§ Records for this task:
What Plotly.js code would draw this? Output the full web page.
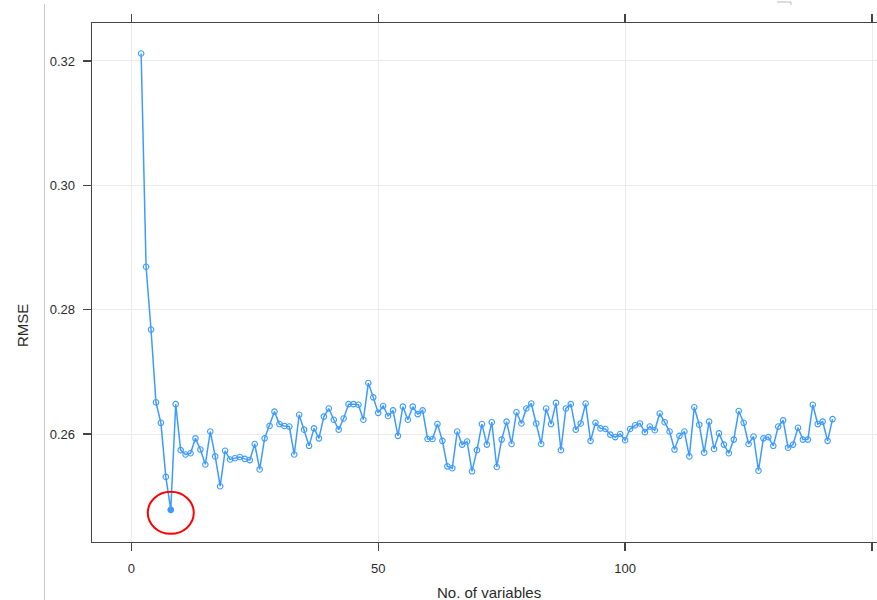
* * *
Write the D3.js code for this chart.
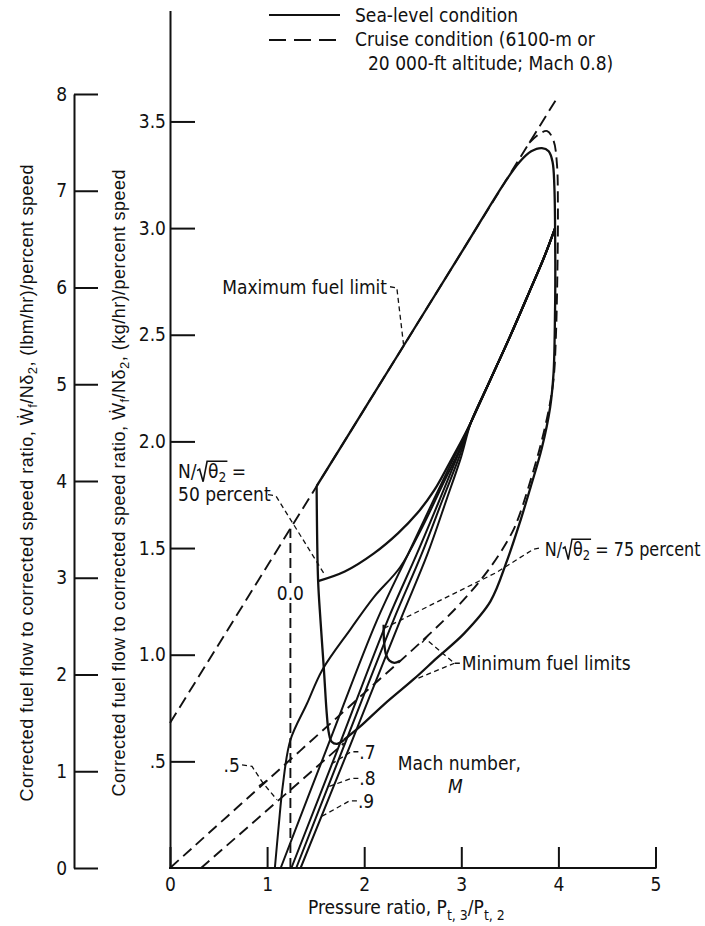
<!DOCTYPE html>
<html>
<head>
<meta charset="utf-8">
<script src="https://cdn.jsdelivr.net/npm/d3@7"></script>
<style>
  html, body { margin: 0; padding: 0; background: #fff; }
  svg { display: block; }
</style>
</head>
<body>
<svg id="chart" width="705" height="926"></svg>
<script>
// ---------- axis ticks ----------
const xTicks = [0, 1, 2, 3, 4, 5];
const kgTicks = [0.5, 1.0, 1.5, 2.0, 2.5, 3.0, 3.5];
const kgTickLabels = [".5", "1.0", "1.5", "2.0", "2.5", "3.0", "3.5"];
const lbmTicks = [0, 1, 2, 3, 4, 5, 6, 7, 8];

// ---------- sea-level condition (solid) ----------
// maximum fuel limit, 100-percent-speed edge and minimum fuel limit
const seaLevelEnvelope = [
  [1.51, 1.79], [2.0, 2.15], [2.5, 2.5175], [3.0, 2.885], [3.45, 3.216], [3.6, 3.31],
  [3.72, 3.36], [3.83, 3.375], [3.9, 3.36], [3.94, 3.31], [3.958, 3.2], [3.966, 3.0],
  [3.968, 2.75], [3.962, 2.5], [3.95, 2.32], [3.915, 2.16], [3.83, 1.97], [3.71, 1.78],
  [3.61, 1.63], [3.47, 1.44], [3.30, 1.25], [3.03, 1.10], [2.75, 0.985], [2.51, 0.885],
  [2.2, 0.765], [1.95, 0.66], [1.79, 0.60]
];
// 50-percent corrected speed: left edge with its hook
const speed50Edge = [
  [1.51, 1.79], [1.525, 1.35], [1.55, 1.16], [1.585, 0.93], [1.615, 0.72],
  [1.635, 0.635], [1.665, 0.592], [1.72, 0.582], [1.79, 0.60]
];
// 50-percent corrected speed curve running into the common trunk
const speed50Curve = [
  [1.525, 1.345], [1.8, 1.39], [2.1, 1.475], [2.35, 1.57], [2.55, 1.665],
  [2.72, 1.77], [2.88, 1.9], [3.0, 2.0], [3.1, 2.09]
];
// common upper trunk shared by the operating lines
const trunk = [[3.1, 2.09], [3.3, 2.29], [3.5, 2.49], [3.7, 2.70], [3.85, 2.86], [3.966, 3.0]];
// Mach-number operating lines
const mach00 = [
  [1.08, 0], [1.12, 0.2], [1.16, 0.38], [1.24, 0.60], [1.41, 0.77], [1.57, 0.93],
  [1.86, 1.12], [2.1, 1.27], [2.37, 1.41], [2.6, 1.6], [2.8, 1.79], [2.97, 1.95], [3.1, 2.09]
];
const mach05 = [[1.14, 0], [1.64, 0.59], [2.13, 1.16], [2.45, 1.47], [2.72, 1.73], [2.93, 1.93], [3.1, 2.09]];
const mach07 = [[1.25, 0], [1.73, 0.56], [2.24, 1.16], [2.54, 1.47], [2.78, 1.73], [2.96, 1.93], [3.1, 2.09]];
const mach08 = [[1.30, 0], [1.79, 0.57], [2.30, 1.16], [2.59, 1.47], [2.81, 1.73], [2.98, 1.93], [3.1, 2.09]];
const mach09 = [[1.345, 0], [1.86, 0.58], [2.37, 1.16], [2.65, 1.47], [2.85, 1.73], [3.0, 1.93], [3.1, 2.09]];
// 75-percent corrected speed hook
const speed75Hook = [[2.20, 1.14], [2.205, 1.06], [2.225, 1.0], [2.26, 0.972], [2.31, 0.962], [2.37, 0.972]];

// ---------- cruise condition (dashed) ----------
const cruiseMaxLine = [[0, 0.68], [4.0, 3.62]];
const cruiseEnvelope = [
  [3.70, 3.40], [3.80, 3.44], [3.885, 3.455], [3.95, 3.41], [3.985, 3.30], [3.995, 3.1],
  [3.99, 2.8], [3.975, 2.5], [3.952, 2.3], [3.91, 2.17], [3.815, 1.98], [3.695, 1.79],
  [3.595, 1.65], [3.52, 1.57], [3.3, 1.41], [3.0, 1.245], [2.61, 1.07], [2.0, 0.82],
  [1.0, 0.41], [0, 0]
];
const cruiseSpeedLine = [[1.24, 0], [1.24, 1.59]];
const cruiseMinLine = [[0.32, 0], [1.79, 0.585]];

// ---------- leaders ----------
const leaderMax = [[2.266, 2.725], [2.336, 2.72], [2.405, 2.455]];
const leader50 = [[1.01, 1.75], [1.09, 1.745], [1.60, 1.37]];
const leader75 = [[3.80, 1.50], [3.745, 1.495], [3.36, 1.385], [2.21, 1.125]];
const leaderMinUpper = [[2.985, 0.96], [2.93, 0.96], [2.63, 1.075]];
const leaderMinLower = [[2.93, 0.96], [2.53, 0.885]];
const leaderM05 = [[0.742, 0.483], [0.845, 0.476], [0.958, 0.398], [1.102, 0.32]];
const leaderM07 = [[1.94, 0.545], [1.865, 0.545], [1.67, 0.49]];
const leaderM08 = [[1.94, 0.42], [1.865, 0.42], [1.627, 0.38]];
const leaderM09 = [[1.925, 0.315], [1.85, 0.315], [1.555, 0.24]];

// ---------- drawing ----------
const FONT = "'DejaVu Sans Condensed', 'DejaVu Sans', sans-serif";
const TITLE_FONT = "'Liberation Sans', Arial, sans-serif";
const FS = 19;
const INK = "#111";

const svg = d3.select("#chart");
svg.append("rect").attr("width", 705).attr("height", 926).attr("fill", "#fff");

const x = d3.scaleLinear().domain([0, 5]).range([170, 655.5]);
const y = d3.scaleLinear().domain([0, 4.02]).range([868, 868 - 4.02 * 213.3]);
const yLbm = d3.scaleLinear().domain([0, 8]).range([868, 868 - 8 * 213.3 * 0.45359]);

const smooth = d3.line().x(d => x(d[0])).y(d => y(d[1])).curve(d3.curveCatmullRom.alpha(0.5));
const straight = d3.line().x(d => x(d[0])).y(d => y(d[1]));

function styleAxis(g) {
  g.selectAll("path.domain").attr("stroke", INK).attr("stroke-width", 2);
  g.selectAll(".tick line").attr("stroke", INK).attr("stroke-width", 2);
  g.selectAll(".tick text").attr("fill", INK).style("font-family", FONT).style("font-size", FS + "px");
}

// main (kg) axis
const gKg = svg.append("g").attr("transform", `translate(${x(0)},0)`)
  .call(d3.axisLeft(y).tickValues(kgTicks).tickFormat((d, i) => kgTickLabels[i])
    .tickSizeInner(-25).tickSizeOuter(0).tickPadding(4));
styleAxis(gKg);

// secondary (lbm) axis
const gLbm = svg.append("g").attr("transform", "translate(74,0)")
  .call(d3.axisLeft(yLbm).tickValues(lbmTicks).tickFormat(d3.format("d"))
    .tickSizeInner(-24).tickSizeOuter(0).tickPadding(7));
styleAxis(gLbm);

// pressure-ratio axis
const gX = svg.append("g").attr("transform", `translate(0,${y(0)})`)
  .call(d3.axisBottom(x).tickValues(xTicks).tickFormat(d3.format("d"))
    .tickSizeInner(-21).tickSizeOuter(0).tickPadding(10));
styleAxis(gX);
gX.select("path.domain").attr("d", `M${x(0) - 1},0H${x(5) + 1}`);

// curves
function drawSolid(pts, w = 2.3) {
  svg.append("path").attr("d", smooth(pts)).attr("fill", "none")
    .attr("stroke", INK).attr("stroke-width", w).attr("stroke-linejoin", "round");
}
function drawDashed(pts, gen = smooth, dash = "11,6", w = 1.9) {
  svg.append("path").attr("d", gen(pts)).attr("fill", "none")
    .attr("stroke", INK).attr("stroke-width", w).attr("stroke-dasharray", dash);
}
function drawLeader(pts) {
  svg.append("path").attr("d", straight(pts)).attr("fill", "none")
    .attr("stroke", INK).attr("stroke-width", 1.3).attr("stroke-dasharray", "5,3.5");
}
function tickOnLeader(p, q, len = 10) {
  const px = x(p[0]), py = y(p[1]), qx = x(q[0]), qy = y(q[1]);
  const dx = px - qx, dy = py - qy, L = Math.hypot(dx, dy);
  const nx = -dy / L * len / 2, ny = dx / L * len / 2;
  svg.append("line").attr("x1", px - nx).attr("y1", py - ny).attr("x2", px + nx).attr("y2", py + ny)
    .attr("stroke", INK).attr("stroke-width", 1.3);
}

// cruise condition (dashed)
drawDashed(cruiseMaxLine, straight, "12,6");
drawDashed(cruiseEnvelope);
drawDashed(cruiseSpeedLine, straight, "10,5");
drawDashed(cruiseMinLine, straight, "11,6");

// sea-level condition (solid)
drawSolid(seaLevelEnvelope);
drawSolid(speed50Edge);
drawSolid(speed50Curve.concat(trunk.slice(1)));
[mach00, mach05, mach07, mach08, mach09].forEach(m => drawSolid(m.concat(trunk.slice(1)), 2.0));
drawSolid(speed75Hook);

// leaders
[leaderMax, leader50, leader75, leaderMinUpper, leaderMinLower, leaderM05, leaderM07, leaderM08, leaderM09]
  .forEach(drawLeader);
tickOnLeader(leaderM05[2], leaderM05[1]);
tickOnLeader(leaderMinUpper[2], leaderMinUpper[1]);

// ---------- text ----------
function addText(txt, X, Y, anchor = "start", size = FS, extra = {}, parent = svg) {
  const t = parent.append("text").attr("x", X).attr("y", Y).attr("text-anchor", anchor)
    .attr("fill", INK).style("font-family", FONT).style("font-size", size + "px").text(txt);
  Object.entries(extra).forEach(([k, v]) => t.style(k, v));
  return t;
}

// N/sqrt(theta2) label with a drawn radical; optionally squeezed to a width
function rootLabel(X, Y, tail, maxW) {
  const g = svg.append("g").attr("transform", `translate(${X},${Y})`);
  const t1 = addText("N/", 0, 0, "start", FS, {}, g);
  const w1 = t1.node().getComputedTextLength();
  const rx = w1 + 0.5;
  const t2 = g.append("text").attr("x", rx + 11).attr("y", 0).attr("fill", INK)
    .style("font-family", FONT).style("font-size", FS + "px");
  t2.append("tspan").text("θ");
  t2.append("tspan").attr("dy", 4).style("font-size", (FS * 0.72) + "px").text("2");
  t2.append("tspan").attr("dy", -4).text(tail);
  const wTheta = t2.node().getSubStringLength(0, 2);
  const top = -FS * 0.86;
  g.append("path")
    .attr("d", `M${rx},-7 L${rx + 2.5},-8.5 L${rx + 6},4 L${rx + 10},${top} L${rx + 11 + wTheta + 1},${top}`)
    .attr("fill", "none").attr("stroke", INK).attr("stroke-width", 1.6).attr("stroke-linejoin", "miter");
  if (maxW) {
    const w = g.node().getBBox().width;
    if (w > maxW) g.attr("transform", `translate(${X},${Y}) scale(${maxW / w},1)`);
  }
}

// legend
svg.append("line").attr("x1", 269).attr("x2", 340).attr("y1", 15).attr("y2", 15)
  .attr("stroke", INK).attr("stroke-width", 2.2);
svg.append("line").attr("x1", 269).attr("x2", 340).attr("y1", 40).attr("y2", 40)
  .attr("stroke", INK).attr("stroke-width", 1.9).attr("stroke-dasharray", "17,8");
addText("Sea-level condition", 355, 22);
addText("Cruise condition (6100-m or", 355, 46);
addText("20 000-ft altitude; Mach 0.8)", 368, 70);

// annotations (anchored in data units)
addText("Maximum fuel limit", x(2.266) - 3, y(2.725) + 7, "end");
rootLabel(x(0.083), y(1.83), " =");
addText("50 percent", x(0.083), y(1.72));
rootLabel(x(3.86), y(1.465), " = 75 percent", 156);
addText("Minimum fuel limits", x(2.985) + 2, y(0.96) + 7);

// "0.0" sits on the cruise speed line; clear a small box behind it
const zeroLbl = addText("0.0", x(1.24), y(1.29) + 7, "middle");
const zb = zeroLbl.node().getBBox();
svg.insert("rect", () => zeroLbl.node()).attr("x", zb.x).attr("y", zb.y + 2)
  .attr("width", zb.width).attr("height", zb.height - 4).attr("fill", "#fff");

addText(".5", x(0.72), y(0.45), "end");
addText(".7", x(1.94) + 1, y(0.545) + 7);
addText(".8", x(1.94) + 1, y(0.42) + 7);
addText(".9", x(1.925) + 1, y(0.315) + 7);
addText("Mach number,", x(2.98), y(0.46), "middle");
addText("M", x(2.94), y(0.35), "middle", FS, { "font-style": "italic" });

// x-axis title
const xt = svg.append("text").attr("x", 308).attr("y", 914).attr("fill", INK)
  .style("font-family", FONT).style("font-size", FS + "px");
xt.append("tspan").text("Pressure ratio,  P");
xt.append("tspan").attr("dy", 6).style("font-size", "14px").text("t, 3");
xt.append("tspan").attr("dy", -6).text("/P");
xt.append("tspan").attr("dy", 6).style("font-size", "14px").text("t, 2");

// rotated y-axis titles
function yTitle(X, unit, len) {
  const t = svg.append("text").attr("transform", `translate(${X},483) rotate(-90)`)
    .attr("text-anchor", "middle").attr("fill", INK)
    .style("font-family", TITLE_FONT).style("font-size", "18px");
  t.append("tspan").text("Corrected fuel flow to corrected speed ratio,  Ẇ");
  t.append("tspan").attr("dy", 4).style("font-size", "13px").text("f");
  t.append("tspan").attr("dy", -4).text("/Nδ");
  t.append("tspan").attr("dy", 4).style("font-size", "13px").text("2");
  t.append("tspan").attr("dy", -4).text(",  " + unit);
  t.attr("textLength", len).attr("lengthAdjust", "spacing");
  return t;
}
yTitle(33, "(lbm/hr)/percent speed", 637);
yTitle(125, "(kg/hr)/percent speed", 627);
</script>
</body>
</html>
...
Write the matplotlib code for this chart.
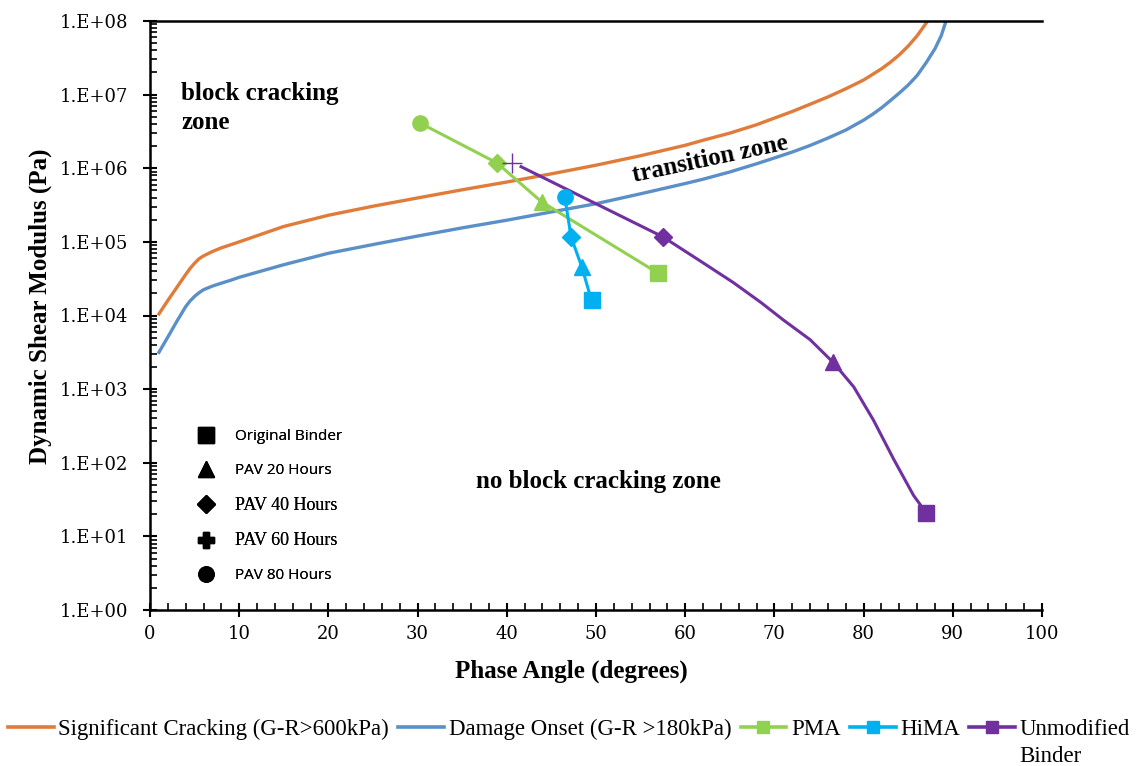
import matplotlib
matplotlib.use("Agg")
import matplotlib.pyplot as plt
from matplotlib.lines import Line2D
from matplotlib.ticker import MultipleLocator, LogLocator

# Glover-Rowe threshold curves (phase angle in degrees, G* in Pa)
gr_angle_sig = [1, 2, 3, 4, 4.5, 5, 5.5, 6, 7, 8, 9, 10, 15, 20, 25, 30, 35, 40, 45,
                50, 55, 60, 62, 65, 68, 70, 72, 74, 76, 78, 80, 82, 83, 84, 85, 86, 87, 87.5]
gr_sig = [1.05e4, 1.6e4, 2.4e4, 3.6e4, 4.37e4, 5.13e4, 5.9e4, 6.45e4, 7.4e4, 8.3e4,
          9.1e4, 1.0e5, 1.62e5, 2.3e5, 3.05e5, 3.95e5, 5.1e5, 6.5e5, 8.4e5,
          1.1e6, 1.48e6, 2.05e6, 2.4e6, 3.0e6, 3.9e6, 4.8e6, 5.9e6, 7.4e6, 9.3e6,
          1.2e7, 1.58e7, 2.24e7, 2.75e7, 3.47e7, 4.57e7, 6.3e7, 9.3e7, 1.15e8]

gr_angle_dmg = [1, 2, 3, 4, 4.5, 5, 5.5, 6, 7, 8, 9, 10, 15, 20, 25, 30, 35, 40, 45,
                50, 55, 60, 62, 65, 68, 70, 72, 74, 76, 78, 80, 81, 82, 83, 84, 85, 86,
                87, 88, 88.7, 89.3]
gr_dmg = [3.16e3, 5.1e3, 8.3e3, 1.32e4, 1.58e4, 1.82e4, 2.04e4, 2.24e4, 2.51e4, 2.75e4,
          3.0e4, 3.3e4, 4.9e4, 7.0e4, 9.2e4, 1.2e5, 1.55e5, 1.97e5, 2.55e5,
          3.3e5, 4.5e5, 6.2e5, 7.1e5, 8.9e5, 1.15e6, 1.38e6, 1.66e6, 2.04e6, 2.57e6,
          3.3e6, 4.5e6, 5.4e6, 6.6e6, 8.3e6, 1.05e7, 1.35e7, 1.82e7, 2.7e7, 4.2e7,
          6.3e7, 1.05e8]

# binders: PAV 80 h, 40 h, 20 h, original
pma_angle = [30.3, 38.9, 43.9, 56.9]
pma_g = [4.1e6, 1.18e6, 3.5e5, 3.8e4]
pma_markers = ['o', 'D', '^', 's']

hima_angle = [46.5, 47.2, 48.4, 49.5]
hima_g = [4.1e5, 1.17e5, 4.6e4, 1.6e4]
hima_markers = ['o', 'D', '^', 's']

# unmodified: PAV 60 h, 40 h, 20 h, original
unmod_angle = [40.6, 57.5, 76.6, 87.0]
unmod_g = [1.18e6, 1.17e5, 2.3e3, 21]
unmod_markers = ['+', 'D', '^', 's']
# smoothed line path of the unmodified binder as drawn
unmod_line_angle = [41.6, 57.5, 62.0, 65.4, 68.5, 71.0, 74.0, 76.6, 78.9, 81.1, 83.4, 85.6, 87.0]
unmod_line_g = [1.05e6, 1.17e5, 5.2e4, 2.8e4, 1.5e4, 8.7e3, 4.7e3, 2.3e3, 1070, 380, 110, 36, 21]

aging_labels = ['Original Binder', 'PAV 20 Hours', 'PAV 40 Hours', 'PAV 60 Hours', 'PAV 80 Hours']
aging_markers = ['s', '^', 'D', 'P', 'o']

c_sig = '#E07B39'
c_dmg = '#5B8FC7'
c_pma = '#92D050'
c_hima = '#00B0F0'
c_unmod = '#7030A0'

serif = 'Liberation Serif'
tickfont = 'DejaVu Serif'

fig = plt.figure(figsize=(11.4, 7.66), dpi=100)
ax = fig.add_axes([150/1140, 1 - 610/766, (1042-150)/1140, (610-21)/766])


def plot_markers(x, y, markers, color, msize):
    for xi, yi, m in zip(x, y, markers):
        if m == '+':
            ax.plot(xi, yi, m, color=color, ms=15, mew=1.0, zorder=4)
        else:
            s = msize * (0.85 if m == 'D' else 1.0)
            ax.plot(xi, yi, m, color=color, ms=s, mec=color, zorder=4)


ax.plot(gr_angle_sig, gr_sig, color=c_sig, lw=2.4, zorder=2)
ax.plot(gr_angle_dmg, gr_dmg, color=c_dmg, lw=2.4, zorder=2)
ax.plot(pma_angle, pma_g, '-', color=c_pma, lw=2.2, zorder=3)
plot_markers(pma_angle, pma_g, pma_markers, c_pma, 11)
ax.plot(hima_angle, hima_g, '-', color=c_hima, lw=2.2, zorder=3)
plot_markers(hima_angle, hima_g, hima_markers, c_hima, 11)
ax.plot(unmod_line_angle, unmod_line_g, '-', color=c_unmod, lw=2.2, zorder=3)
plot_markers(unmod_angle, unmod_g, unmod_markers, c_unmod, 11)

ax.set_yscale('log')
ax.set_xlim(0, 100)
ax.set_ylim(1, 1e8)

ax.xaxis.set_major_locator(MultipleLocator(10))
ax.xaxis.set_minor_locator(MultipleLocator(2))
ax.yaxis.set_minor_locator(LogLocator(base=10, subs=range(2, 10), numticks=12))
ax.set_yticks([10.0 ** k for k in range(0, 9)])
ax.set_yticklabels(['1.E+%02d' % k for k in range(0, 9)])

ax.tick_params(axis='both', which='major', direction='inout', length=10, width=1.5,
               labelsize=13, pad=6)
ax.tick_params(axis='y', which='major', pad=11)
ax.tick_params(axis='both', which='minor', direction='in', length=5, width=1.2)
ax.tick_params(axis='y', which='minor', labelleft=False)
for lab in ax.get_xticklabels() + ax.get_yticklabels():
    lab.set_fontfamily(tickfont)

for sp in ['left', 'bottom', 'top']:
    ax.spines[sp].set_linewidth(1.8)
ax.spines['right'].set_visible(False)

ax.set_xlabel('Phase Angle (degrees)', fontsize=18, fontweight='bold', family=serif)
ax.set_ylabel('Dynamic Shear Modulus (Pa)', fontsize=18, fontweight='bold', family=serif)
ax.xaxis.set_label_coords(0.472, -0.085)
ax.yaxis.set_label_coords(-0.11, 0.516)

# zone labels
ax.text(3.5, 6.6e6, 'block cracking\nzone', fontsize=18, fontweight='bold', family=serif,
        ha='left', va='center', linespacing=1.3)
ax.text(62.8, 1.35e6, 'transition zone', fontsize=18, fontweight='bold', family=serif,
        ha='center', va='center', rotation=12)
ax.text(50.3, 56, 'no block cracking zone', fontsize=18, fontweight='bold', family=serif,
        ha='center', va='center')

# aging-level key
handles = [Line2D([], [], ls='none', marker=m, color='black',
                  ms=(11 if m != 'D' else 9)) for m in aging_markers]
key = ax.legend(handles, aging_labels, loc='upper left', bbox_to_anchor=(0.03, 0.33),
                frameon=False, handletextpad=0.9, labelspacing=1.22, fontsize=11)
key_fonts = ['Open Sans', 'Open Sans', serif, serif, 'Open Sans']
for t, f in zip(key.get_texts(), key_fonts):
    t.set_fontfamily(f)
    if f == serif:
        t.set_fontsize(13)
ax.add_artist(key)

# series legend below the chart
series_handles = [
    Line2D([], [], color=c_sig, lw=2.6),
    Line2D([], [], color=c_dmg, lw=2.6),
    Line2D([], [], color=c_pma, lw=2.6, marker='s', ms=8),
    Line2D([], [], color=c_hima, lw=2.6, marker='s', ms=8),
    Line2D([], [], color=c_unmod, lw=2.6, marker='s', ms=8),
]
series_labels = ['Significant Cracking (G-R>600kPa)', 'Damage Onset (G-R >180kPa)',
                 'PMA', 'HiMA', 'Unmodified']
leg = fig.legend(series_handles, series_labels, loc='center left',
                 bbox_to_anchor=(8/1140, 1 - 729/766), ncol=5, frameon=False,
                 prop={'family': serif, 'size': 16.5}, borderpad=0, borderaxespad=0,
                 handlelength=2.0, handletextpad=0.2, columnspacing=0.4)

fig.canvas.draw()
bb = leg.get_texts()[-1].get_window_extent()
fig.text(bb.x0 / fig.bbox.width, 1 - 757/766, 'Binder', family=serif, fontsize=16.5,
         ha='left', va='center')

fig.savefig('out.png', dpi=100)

§ Given instruction: Copy word for word every line from the one with "Write the D3.js code for this chart." through the one with "const lbmTicks = [0, 1, 2, 3, 4, 5, 6, 7, 8];", including both. No pictures belong in the copy.

§ Written solution:
Write the D3.js code for this chart.
<!DOCTYPE html>
<html>
<head>
<meta charset="utf-8">
<script src="https://cdn.jsdelivr.net/npm/d3@7"></script>
<style>
  html, body { margin: 0; padding: 0; background: #fff; }
  svg { display: block; }
</style>
</head>
<body>
<svg id="chart" width="705" height="926"></svg>
<script>
// ---------- axis ticks ----------
const xTicks = [0, 1, 2, 3, 4, 5];
const kgTicks = [0.5, 1.0, 1.5, 2.0, 2.5, 3.0, 3.5];
const kgTickLabels = [".5", "1.0", "1.5", "2.0", "2.5", "3.0", "3.5"];
const lbmTicks = [0, 1, 2, 3, 4, 5, 6, 7, 8];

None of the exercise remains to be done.